Here’s a start to the writing process.
So how do you get started? Simple. Write something and show it to someone you know who reads a lot. Not racing forms or the Enquirer, but someone who reads stories and novels.
See what they say about your work. Is it clear? Have them be brutally honest about your spelling and grammar. Take what they say seriously.
If you receive a lot of constructive criticism, do a little research. Check out what others have to say about the things your friends point out. Get some books on grammar, or simply look up the topics online. I use Grammerly, an add-on that checks grammar and spelling. I also use the Chicago Manual of Style.
Also, I suggest you read some stories or novels featuring topics you are considering writing about.
Yes, I ended a sentence with a preposition. For effect. And I just wrote a sentence consisting of only a prepositional phrase and then started another sentence with a conjunction. My fifth grade teacher is turning over in her grave. Grammar is important, but you can use words in unusual or non-traditional ways to enhance your thoughts on paper.

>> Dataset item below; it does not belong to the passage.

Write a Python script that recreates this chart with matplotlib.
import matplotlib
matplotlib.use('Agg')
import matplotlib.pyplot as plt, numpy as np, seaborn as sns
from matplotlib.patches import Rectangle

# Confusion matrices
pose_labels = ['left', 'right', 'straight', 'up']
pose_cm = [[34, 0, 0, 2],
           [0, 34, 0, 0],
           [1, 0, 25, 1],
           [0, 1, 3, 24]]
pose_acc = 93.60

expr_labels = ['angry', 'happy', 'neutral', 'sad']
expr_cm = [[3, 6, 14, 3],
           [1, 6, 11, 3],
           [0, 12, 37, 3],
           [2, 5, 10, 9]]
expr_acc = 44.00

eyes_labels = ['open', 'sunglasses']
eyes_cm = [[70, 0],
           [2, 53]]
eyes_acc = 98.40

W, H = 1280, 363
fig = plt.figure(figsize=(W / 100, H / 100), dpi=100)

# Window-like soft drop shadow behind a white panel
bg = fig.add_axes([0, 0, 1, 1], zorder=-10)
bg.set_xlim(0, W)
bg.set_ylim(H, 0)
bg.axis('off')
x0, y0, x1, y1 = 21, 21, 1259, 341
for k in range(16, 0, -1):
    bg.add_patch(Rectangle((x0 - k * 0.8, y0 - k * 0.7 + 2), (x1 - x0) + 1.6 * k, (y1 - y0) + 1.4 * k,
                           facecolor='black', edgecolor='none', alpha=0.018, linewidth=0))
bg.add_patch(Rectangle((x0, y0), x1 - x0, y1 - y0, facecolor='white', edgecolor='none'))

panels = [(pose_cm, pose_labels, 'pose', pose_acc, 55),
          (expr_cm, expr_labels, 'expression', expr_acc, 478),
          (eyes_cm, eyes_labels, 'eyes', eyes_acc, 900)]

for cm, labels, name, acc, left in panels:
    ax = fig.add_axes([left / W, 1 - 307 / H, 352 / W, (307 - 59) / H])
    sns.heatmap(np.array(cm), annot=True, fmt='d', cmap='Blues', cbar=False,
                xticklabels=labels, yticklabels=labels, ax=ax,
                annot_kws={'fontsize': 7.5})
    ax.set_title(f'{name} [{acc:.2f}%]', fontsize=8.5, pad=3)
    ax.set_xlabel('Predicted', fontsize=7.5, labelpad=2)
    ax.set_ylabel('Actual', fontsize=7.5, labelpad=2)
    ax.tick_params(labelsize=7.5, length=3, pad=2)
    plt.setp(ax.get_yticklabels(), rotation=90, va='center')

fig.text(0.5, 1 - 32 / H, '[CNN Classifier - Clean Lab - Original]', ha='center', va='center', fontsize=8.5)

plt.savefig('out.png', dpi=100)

In point of fact, ending a sentence with a preposition often just documents the way we speak. If you asked someone at a party, “From where are you?” you would probably get a blank stare, but if you asked, “Where are you from?” you would probably have your curiosity satisfied.
Winston Churchill summed it up nicely, although there are dozens of variations circulating about how he actually wrote it. The two most likely are, “This is the sort of English up with which I will not put.” and “This is the sort of bloody nonsense up with which I will not put.” (From Prof. Paul Brian’s website, https://brians.wsu.edu/2016/11/14/churchill-on-prepositions/.)

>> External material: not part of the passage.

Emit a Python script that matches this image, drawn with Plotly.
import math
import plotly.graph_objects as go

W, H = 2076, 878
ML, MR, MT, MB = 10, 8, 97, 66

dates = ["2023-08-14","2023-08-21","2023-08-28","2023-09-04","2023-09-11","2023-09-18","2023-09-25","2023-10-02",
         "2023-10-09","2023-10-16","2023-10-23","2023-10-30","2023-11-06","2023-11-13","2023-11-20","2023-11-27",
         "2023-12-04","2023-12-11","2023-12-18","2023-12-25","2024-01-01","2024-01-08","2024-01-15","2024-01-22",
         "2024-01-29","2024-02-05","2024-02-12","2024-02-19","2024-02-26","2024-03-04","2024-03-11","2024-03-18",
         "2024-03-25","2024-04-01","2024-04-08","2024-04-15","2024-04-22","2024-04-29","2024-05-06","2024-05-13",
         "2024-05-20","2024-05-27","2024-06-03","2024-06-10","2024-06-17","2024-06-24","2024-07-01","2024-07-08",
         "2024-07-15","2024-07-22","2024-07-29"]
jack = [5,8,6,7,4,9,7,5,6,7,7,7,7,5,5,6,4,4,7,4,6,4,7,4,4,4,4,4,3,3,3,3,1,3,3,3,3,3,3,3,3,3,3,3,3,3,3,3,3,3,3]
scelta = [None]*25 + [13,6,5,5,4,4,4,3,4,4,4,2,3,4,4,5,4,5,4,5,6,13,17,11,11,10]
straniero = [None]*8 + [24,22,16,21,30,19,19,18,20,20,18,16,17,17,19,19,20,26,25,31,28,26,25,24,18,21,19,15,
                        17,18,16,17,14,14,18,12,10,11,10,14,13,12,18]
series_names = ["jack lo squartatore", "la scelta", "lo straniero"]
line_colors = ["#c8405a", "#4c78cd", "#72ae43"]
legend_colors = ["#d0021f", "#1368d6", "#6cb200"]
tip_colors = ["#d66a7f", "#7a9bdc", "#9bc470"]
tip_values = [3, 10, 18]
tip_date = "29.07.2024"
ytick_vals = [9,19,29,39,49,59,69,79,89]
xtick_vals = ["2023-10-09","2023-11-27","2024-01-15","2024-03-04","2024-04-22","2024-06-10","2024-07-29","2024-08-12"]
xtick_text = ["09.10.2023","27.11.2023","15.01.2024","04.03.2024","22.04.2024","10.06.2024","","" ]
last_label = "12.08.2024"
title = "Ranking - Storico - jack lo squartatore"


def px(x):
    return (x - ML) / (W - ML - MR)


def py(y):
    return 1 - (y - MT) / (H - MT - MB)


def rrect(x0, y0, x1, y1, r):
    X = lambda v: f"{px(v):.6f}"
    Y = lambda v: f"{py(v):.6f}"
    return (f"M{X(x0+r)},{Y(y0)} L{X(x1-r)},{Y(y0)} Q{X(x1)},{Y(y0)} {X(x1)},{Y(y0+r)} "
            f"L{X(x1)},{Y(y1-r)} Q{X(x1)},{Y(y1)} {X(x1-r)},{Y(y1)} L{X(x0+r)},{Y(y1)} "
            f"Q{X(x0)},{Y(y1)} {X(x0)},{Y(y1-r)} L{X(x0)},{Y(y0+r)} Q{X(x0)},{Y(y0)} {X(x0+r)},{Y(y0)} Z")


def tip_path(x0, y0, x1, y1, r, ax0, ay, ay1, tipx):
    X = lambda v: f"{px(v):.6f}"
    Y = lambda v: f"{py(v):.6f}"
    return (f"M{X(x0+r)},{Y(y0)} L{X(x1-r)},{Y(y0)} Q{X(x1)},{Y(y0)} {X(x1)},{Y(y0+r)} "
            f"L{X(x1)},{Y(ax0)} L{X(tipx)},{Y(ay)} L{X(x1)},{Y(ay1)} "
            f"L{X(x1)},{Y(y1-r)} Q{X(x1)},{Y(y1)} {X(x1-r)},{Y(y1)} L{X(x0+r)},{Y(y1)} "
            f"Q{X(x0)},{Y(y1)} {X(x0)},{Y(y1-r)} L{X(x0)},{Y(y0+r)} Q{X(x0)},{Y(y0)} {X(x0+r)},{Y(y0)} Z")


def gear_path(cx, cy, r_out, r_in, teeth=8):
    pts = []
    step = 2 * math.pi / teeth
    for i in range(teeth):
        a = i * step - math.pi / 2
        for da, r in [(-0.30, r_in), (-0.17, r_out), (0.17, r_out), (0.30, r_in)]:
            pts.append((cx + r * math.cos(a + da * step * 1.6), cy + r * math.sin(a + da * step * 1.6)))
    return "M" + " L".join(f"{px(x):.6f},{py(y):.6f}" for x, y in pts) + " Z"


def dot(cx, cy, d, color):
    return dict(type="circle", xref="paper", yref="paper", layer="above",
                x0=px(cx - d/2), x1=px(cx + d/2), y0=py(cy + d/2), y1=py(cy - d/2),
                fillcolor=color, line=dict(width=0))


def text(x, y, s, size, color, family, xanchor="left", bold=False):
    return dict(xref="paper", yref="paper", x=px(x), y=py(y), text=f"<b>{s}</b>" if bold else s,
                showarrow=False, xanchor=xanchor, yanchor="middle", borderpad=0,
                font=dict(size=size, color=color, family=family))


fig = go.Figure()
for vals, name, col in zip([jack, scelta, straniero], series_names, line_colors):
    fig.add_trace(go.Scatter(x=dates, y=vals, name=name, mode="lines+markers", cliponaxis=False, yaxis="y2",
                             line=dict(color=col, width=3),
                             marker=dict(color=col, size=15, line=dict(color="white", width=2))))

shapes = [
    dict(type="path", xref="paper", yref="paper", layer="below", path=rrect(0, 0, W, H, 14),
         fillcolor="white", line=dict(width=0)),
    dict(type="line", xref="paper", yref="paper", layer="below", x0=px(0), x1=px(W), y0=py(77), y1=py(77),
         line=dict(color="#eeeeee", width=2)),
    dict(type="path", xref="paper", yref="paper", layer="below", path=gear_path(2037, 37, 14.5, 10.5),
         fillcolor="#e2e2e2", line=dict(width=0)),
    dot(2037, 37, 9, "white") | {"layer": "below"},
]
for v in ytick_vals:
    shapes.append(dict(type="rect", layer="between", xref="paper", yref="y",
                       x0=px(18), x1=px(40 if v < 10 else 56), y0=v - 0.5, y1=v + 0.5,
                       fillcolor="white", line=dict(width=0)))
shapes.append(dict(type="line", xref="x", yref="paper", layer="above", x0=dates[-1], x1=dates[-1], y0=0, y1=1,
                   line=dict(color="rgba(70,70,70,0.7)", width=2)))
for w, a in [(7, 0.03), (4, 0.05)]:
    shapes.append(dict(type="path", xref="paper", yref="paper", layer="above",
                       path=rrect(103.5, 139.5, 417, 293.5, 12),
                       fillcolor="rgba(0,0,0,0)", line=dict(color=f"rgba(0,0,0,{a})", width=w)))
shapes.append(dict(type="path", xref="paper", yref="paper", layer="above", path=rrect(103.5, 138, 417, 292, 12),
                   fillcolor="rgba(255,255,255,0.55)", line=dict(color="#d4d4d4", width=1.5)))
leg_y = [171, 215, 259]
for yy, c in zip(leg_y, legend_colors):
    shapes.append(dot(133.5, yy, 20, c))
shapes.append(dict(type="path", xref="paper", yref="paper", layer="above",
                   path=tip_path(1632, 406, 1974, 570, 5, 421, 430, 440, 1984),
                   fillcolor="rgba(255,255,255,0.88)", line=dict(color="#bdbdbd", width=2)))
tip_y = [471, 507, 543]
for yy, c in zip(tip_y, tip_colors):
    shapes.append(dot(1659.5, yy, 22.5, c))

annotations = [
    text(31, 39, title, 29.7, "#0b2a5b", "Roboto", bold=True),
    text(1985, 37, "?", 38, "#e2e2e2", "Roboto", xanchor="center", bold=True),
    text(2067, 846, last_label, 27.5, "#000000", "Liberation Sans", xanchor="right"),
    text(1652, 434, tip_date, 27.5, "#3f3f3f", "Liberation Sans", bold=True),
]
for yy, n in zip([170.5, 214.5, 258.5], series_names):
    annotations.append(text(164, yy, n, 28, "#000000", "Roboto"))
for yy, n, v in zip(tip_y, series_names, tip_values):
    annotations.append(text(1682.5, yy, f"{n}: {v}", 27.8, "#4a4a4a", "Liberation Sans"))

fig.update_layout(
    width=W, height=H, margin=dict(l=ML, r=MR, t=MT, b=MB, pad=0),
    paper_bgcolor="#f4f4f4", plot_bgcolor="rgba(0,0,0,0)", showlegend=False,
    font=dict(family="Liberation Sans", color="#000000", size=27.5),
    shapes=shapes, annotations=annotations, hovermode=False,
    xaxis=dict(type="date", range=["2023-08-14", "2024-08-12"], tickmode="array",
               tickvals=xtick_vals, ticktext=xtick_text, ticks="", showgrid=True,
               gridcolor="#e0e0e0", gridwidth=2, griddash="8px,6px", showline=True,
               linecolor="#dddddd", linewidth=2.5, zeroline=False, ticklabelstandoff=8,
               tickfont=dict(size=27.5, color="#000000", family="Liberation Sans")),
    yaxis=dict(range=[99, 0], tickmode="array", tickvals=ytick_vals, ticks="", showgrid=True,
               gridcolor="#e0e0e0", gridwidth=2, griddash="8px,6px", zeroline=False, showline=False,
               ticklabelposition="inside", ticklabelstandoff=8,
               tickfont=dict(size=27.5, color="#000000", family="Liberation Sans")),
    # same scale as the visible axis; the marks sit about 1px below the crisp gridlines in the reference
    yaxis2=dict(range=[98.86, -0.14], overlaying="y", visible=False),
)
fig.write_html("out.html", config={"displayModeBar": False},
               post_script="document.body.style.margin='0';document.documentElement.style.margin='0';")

Next, I suggest that you read. A lot. Discover the styles you like. Use the them yourself. Don’t plagiarize, but mold your style to the flow, content and atmosphere you like to read yourself.
Roy Peter Clark wrote a book entitled The Art of X-Ray Reading (2016, Little, Brown & Co.). He looks at twenty-five works of literature and extracts the style and uniqueness of each author. Learn to do the same.

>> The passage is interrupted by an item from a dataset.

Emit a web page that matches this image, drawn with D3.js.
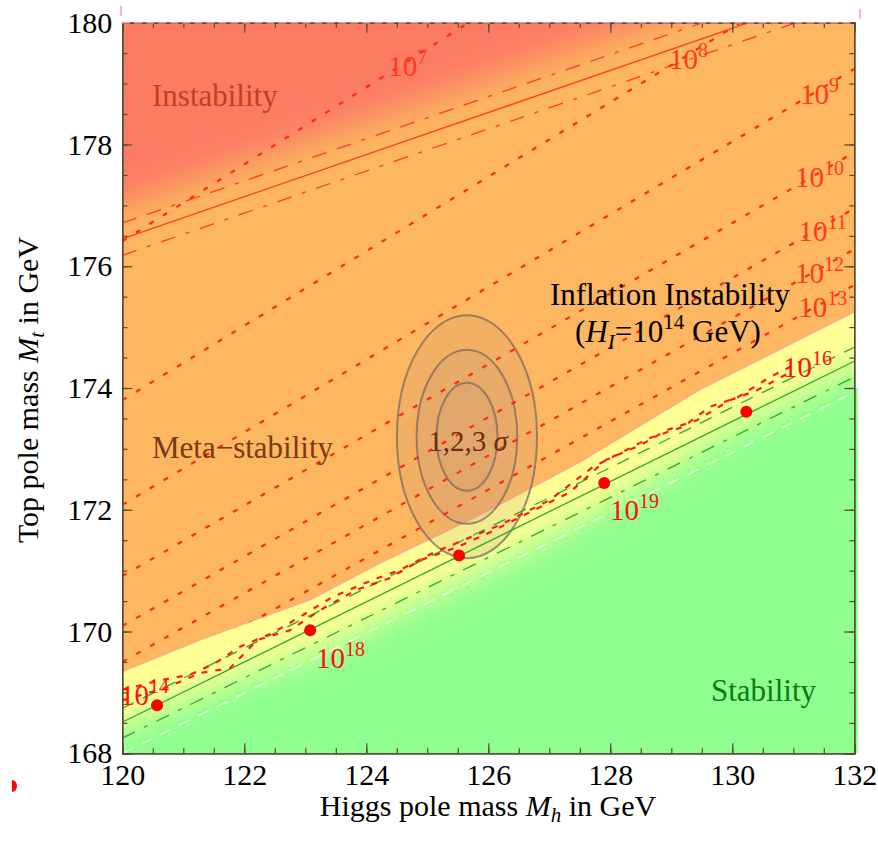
<!DOCTYPE html>
<html>
<head>
<meta charset="utf-8">
<script src="https://cdn.jsdelivr.net/npm/d3@7"></script>
<style>
  body { margin: 0; background: #fff; }
  svg text { font-family: "Liberation Serif", "Times New Roman", serif; }
</style>
</head>
<body>
<div id="chart"></div>
<script>
// Axis ranges and tick labels.
const mhDomain = [120, 132];
const mtDomain = [168, 180];
const mhTicks = [120, 122, 124, 126, 128, 130, 132];
const mtTicks = [168, 170, 172, 174, 176, 178, 180];

// Instability-scale contours (10^n GeV): top mass at Mh = 120 and Mh = 132.
const contourExps = [7, 8, 9, 10, 11, 12, 13];
const contourMt120 = [176.41, 173.80, 172.08, 170.91, 170.09, 169.50, 168.97];
const contourMt132 = [184.00, 181.14, 179.24, 177.87, 176.95, 176.28, 175.69];

// Lifetime boundary (red, top) and its band.
const lifeCentral = [[120, 176.45], [132, 180.60]];
const lifeUpper = [[120, 176.71], [132, 180.86]];
const lifeLower = [[120, 176.18], [132, 180.33]];
// Edge of the red "Instability" shading.
const instabEdge = [[120, 177.00], [132, 181.15]];

// Absolute stability line (green) and its band.
const stabCentral = [[120, 168.51], [132, 174.44]];
const stabUpper = [[120, 168.74], [132, 174.67]];
const stabLower = [[120, 168.25], [132, 174.18]];
const stabLower2 = [[120, 168.00], [132, 173.93]];

// Inflation instability boundary for H_I = 10^14 GeV.
const inflationEdge = [
  [120.00, 169.34], [121.28, 169.86], [123.08, 170.52], [124.22, 171.12],
  [125.86, 171.91], [127.50, 172.78], [129.47, 173.97], [132.00, 175.25]
];

// Noisy high-scale contours near the stability line.
const wiggleA = [
  [120.00, 169.04], [120.62, 169.20], [121.11, 169.29], [121.52, 169.48],
  [121.93, 169.75], [122.47, 169.98], [122.91, 170.24], [123.45, 170.57],
  [124.11, 170.85], [124.55, 171.01], [125.09, 171.29], [125.59, 171.50],
  [126.19, 171.75], [127.01, 172.16], [127.71, 172.70], [128.16, 172.93],
  [128.65, 173.18], [129.19, 173.36], [129.63, 173.69], [130.09, 173.85],
  [130.62, 174.18], [131.11, 174.43]
];
const wiggleB = [
  [120.00, 168.87], [120.70, 169.07], [121.28, 169.32], [121.77, 169.40],
  [122.21, 169.86], [122.75, 170.02], [123.24, 170.35], [123.83, 170.68],
  [124.39, 170.88], [124.88, 171.17], [125.45, 171.37], [126.03, 171.63],
  [126.68, 171.96], [127.34, 172.29], [127.93, 172.82], [128.49, 173.06],
  [128.93, 173.31], [129.42, 173.47], [129.96, 173.80], [130.40, 173.96],
  [130.95, 174.26]
];

// Points on the stability line.
const dotMh = [120.57, 123.08, 125.52, 127.90, 130.23];
const dotMt = [168.79, 170.02, 171.25, 172.44, 173.61];

// Measured masses: 1,2,3 sigma ellipses.
const ellipseCenter = [125.65, 173.20];
const ellipseRMh = [1.148, 0.825, 0.50];
const ellipseRMt = [1.995, 1.43, 0.887];

// Page and plot geometry.
const W = 878, H = 848;
const px0 = 122.3, px1 = 854.3, py0 = 753.3, py1 = 22.7;

const x = d3.scaleLinear().domain(mhDomain).range([px0, px1]);
const y = d3.scaleLinear().domain(mtDomain).range([py0, py1]);

const svg = d3.select('#chart').append('svg')
  .attr('width', W)
  .attr('height', H);

const lineAt = (seg, mh) => seg[0][1] + (seg[1][1] - seg[0][1]) * (mh - seg[0][0]) / (seg[1][0] - seg[0][0]);
const line = d3.line().x(d => x(d[0])).y(d => y(d[1]));

// Extend the inflation edge a bit beyond the plot so blur does not fade at the sides.
const n = inflationEdge.length;
const edgeExt = [
  [118, lineAt([inflationEdge[0], inflationEdge[1]], 118)],
  ...inflationEdge,
  [134, lineAt([inflationEdge[n - 2], inflationEdge[n - 1]], 134)]
];
const belowPoly = [...edgeExt, [134, 160], [118, 160]];
const abovePoly = [...edgeExt, [134, 190], [118, 190]];

const defs = svg.append('defs');
defs.append('clipPath').attr('id', 'plotClip')
  .append('rect')
    .attr('x', px0).attr('y', py1)
    .attr('width', px1 - px0).attr('height', py0 - py1);
defs.append('clipPath').attr('id', 'belowClip')
  .append('path').attr('d', line(belowPoly) + 'Z');
defs.append('clipPath').attr('id', 'aboveClip')
  .append('path').attr('d', line(abovePoly) + 'Z');

const blur = (id, sd) => defs.append('filter').attr('id', id)
    .attr('filterUnits', 'userSpaceOnUse')
    .attr('x', -100).attr('y', -100).attr('width', W + 200).attr('height', H + 200)
  .append('feGaussianBlur').attr('stdDeviation', sd);
blur('blurRed', 17);
blur('blurYellow', 15);

// Green strip that sticks out past the right frame in the original.
svg.append('rect')
  .attr('x', px1).attr('y', y(174))
  .attr('width', 3.5).attr('height', py0 - y(174))
  .attr('fill', '#8fff8f');

const plot = svg.append('g').attr('clip-path', 'url(#plotClip)');

// Meta-stability background.
plot.append('rect')
  .attr('x', px0).attr('y', py1)
  .attr('width', px1 - px0).attr('height', py0 - py1)
  .attr('fill', '#fcb760');

// Instability region (blurred edge).
const redPoly = [[117, lineAt(instabEdge, 117)], [135, lineAt(instabEdge, 135)], [135, 186], [117, 186]];
plot.append('path')
  .attr('d', line(redPoly) + 'Z')
  .attr('fill', '#fb7b63')
  .attr('filter', 'url(#blurRed)');

// Stability region with a yellow fringe along the inflation edge.
plot.append('path')
  .attr('d', line(belowPoly) + 'Z')
  .attr('fill', '#8fff8f');
plot.append('g')
    .attr('clip-path', 'url(#belowClip)')
  .append('path')
    .attr('d', line(edgeExt))
    .attr('fill', 'none')
    .attr('stroke', '#ffff94')
    .attr('stroke-width', 100)
    .attr('filter', 'url(#blurYellow)');
plot.append('path')
  .attr('d', line(inflationEdge))
  .attr('fill', 'none')
  .attr('stroke', '#f4a0a8')
  .attr('stroke-width', 1.2)
  .attr('opacity', 0.8);

// Ellipses.
ellipseRMh.forEach((r, i) => {
  plot.append('ellipse')
    .attr('cx', x(ellipseCenter[0]))
    .attr('cy', y(ellipseCenter[1]))
    .attr('rx', x(ellipseCenter[0] + r) - x(ellipseCenter[0]))
    .attr('ry', y(ellipseCenter[1]) - y(ellipseCenter[1] + ellipseRMt[i]))
    .attr('fill', 'rgb(200,150,120)')
    .attr('fill-opacity', 0.2)
    .attr('stroke', 'rgb(125,105,95)')
    .attr('stroke-opacity', 0.75)
    .attr('stroke-width', 2);
});

// Instability-scale contours, only in the meta-stable region.
const contours = plot.append('g').attr('clip-path', 'url(#aboveClip)');
contourExps.forEach((e, i) => {
  contours.append('path')
    .attr('d', line([[120, contourMt120[i]], [132, contourMt132[i]]]))
    .attr('fill', 'none')
    .attr('stroke', '#ff2a12')
    .attr('stroke-width', 2.2)
    .attr('stroke-dasharray', '5,11');
});

// Lifetime boundary lines.
const addLine = (seg, color, width, dash) => plot.append('path')
  .attr('d', line(seg))
  .attr('fill', 'none')
  .attr('stroke', color)
  .attr('stroke-width', width)
  .attr('stroke-dasharray', dash);
addLine(lifeCentral, '#ff3b1f', 1.3, null);
addLine(lifeUpper, '#ff3b1f', 1.3, '15,11,15,11,4,11');
addLine(lifeLower, '#ff3b1f', 1.3, '15,11,4,11');

// Stability lines.
addLine(stabCentral, '#2eaa2e', 1.3, null);
addLine(stabUpper, '#2eaa2e', 1.3, '13,10');
addLine(stabLower, '#2eaa2e', 1.3, '14,10,4,10');
addLine(stabLower2, 'rgba(255,255,255,0.75)', 1.3, '12,9');

// Wiggly contours.
[wiggleA, wiggleB].forEach(w => {
  plot.append('path')
    .attr('d', line(w))
    .attr('fill', 'none')
    .attr('stroke', '#ff1a1a')
    .attr('stroke-width', 2.2)
    .attr('stroke-dasharray', '6,8');
});

// Dots.
plot.selectAll('circle.dot')
  .data(dotMh)
  .enter()
  .append('circle')
    .attr('class', 'dot')
    .attr('cx', d => x(d))
    .attr('cy', (d, i) => y(dotMt[i]))
    .attr('r', 6)
    .attr('fill', '#ff0000');

// Power-of-ten labels.
const powLabel = (px, py, exp, color, anchor) => {
  const t = svg.append('text')
    .attr('x', px).attr('y', py)
    .attr('fill', color)
    .attr('font-size', 29)
    .attr('text-anchor', anchor || 'middle');
  t.append('tspan').text('10');
  t.append('tspan').attr('font-size', 20).attr('dy', -12).text(exp);
};
const labelMh = {7: 124.55, 8: 129.15, 9: 131.3, 10: 131.3, 11: 131.35, 12: 131.3, 13: 131.35};
contourExps.forEach((e, i) => {
  const mh = labelMh[e];
  const mt = contourMt120[i] + (contourMt132[i] - contourMt120[i]) * (mh - 120) / 12;
  powLabel(x(mh) + 8, y(mt) + 10, e, '#ff3a1e');
});
powLabel(120, 705, 14, '#ff1010', 'start');
powLabel(316, 668, 18, '#ff1010', 'start');
powLabel(610, 520, 19, '#ff1010', 'start');
powLabel(783, 377, 16, '#ff1010', 'start');

// Region labels.
const label = (px, py, txt, color, size, anchor) => svg.append('text')
  .attr('x', px).attr('y', py)
  .attr('fill', color)
  .attr('font-size', size)
  .attr('text-anchor', anchor || 'start')
  .text(txt);
label(152, 106, 'Instability', '#c83c24', 31);
label(152, 458, 'Meta\u2212stability', '#7a3a12', 31);
label(711, 701, 'Stability', '#0e7a12', 31);

const sig = svg.append('text')
  .attr('x', 468).attr('y', 451)
  .attr('fill', '#6b2e12')
  .attr('font-size', 29)
  .attr('text-anchor', 'middle');
sig.append('tspan').text('1,2,3 ');
sig.append('tspan').attr('font-style', 'italic').text('\u03c3');

label(670, 305, 'Inflation Instability', '#000', 31, 'middle');
const hi = svg.append('text')
  .attr('x', 668).attr('y', 342)
  .attr('fill', '#000')
  .attr('font-size', 31)
  .attr('text-anchor', 'middle');
hi.append('tspan').text('(');
hi.append('tspan').attr('font-style', 'italic').text('H');
hi.append('tspan').attr('font-style', 'italic').attr('font-size', 21).attr('dy', 7).text('I');
hi.append('tspan').attr('dy', -7).text('=10');
hi.append('tspan').attr('font-size', 21).attr('dy', -13).text('14');
hi.append('tspan').attr('dy', 13).text(' GeV)');

// Axes.
const axisColor = '#5b4636';
const styleAxis = g => {
  g.select('.domain').attr('stroke', axisColor).attr('stroke-width', 1.3);
  g.selectAll('.tick line').attr('stroke', axisColor).attr('stroke-width', 1.2);
  g.selectAll('text')
    .attr('font-family', '"Liberation Serif", "Times New Roman", serif')
    .attr('font-size', 30)
    .attr('fill', '#000');
};
const minorMh = d3.range(120, 132.01, 0.5);
const minorMt = d3.range(168, 180.01, 0.5);

svg.append('g').attr('transform', `translate(0,${py0})`)
  .call(d3.axisBottom(x).tickValues(minorMh).tickSize(-5).tickFormat(''))
  .call(styleAxis);
svg.append('g').attr('transform', `translate(0,${py0})`)
  .call(d3.axisBottom(x).tickValues(mhTicks).tickSize(-10).tickPadding(10).tickFormat(d3.format('d')))
  .call(styleAxis);
svg.append('g').attr('transform', `translate(${px0},0)`)
  .call(d3.axisLeft(y).tickValues(minorMt).tickSize(-5).tickFormat(''))
  .call(styleAxis);
svg.append('g').attr('transform', `translate(${px0},0)`)
  .call(d3.axisLeft(y).tickValues(mtTicks).tickSize(-10).tickPadding(10).tickFormat(d3.format('d')))
  .call(styleAxis);
svg.append('g').attr('transform', `translate(0,${py1})`)
  .call(d3.axisTop(x).tickValues(minorMh).tickSize(-5).tickFormat(''))
  .call(styleAxis);
svg.append('g').attr('transform', `translate(0,${py1})`)
  .call(d3.axisTop(x).tickValues(mhTicks).tickSize(-10).tickFormat(''))
  .call(styleAxis);
svg.append('g').attr('transform', `translate(${px1},0)`)
  .call(d3.axisRight(y).tickValues(minorMt).tickSize(-5).tickFormat(''))
  .call(styleAxis);
svg.append('g').attr('transform', `translate(${px1},0)`)
  .call(d3.axisRight(y).tickValues(mtTicks).tickSize(-10).tickFormat(''))
  .call(styleAxis);

// Faint pink top edge.
svg.append('line')
  .attr('x1', px0).attr('x2', px1).attr('y1', py1).attr('y2', py1)
  .attr('stroke', '#f3a0a0').attr('stroke-width', 1.5).attr('stroke-dasharray', '8,4');

// Axis titles.
const xt = svg.append('text')
  .attr('x', 488).attr('y', 816)
  .attr('font-size', 30)
  .attr('text-anchor', 'middle');
xt.append('tspan').text('Higgs pole mass ');
xt.append('tspan').attr('font-style', 'italic').text('M');
xt.append('tspan').attr('font-style', 'italic').attr('font-size', 21).attr('dy', 6).text('h');
xt.append('tspan').attr('dy', -6).text(' in GeV');

const yt = svg.append('text')
  .attr('transform', 'translate(38,390) rotate(-90)')
  .attr('font-size', 30)
  .attr('text-anchor', 'middle');
yt.append('tspan').text('Top pole mass ');
yt.append('tspan').attr('font-style', 'italic').text('M');
yt.append('tspan').attr('font-style', 'italic').attr('font-size', 21).attr('dy', 6).text('t');
yt.append('tspan').attr('dy', -6).text(' in GeV');

// Small stray marks of the original export.
svg.append('line').attr('x1', 121).attr('x2', 121).attr('y1', 6).attr('y2', 16)
  .attr('stroke', '#f6a0a0').attr('stroke-width', 1.5);
svg.append('line').attr('x1', 860).attr('x2', 860).attr('y1', 9).attr('y2', 19)
  .attr('stroke', '#f6a0a0').attr('stroke-width', 1.5);
svg.append('path').attr('d', 'M12,780 A5,6 0 0 1 12,792 Z').attr('fill', '#ff0000');
</script>
</body>
</html>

There is an old saying in coin collecting that if you buy coins only as an investment, it is iffy that you will make a profit, but if you buy coins that appeal to you personally, you will make a profit most of the time. The same applies to writing. If you write according to some formula that is not natural to you, you are going to have a hard time creating something of joy. On the other hand, if you write in a way that you enjoy, your own enjoyment will be a part of your work, and readers will sense this.
Another exception: I have edited six doctoral dissertations. They have to be in a set format, and they are purely expository. Every piece has to conform to a style, often set by the American Psychiatric Association (APA). There are others, but APA seems to rule the roost with a large number of universities. If you wrote a novel in APA format it would probably be as dry as a Gila monster’s smile.
The next question is whether or not to hire an editor and other professionals. In my case, I wanted to publish, so the best choice was to hire a developmental editor and a proofreader. Both helped me improve my novel immensely. It cost a bit of money, about $3000 for both, but the result was incredible. I found them on reedsy.com, a site that lists vetted literary professionals. I chose Tim Mudie as my developmental editor and Michael Schuler as my proofreader. Both were beyond excellent!
Then I hired a book cover designer. I have a sister-in-law, Nona Smith, who is a graphic artist. She drew the graphic that is now the frontispiece for the novel (the picture opposite the title page). Then I discovered that Kindle has specific parameters for covers: spine thickness based on the number and type of pages, the box for the bar code, and others. To get the dimensions correct, I used someone who knew exactly what went where. I hired Danielle Smith-Boldt, again from Reedsy. I used Nona’s image inside the book and told Danielle to use that image as an inspiration for the cover. She created four drafts of different styles, and I picked one. Then we tweaked that design twice to get the final cover after I wrote the back cover copy.